The smartphone is the most prevalent Internet device, with 71 percent of shoppers using one daily, followed by notebooks (66 percent), desktop computers (50 percent), and tablets (43 percent).

Additionally, TV watching and Internet shopping are closely linked, with more than half (58 percent) of consumers shopping at home while watching TV, and 47 percent of consumers learning about products, special sales and shopping news on TV.

The survey also revealed that shopping at work is significant, with 37 percent of consumers admitting to shopping while at work--overall, 4:00–9:00 p.m. is the peak time for online shopping.

"Most retailers are not delivering an optimal mobile experience derived from shopper intelligence that helps shoppers get to the items they are looking for more quickly, Rodney Mason, group vice president of marketing at Blackhawk Engagement Solutions, told eWEEK.“Most phones are not always in a WiFi footprint and wireless carrier speeds are significantly slower than WiFi."

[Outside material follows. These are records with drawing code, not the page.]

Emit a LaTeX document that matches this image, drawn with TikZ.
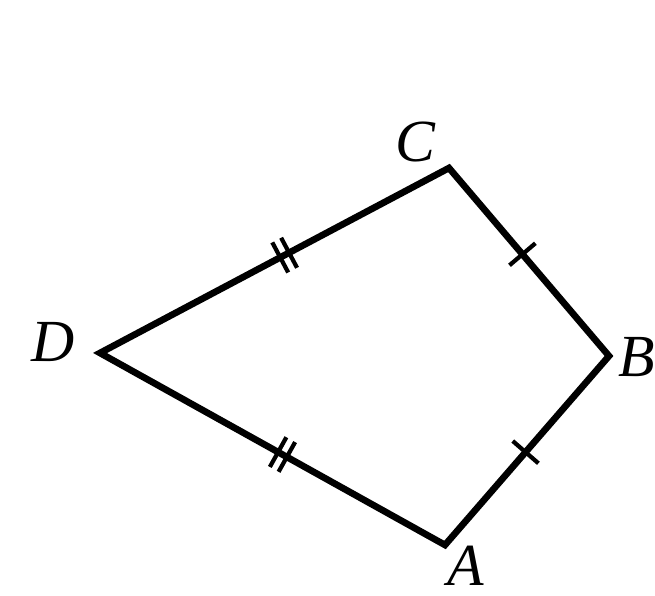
\documentclass[tikz,border=0pt]{standalone}
\usepackage{fontspec}
\setmainfont{Liberation Serif}
\usetikzlibrary{decorations.markings}
\tikzset{
  edge/.style={line width=1.9pt, line join=miter},
  lbl/.style={font=\fontsize{17}{20}\selectfont\itshape, inner sep=0pt},
  tickone/.style={postaction={decorate, decoration={markings,
     mark=at position #1 with {\draw[line width=1.2pt] (0,-0.17) -- (0,0.17);}}}},
  ticktwo/.style={postaction={decorate, decoration={markings,
     mark=at position #1 with {\draw[line width=1.2pt] (-0.05,-0.17) -- (-0.05,0.17) (0.05,-0.17) -- (0.05,0.17);}}}}
}
\begin{document}
\begin{tikzpicture}[x=1cm,y=-1cm]
\useasboundingbox (0,0) rectangle (6.55,5.96);
\coordinate (D) at (1.00,3.53);
\coordinate (C) at (4.49,1.68);
\coordinate (B) at (6.09,3.56);
\coordinate (A) at (4.45,5.45);
\draw[edge] (D) -- (C) -- (B) -- (A) -- cycle;
\path (D) -- (C) [ticktwo=0.53];
\path (D) -- (A) [ticktwo=0.53];
\path (C) -- (B) [tickone=0.46];
\path (B) -- (A) [tickone=0.51];
\node[lbl] (lD) at (0.53,3.42) {D};
\node[lbl] (lC) at (4.15,1.42) {C};
\node[lbl] (lB) at (6.37,3.57) {B};
\node[lbl] (lA) at (4.66,5.66) {A};
\end{tikzpicture}
\end{document}
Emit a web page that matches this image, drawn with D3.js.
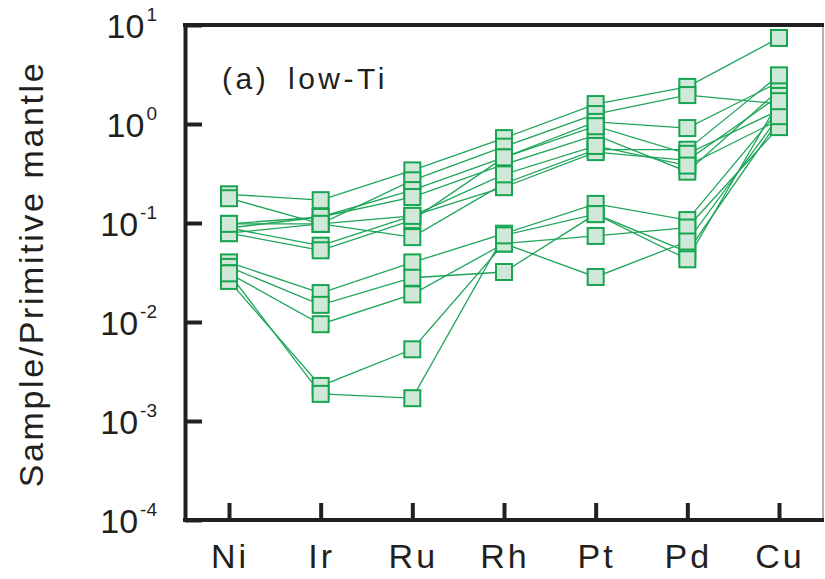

Mason noted another sticking point is that while point of sale (POS) systems are upgrading, retailers are playing catch up and are missing significant opportunities for a streamlined shopper experience.

Forty-two percent of consumers have used special promotions they found on social media and 89 percent of shoppers that follow brands want special offers from those brands, according to the report.

The findings also indicate future trends, with 54 percent of all shoppers likely to use a mobile wallet over a traditional wallet if it is accepted everywhere.

Twenty percent of respondents said they would stop carrying a traditional wallet altogether if mobile payments were accepted everywhere and mobile ID was accepted in place of traditional ID.

When it comes to taking advantage of promotional offers, the digital delivery method most used is email (73 percent), followed by social media (42 percent), text (37 percent) and shopping apps (36 percent).

However, the report suggested that connecting seamlessly across in-store and online is still imperfect.

More than a third (37 percent) of shoppers said they have experienced in-store redemption problems with text promotions and 35 percent have experienced problems with email promotions.

Mason said in the future, shopper data and proximity intelligence would help shoppers more quickly find what they are looking for at the prices they want to pay online and in-store, and would also streamline the in-store and online experiences and simplify how consumers shop and pay.

"For example, a shopper has gift cards loaded in their phone," he said. "Their mobile wallet will tell them not only how they can get the most value for items they are interested in at stores they already have gift cards for, it will also tell them which ones they might exchange based on their shopping patterns to maximize their buying power at any given moment in time."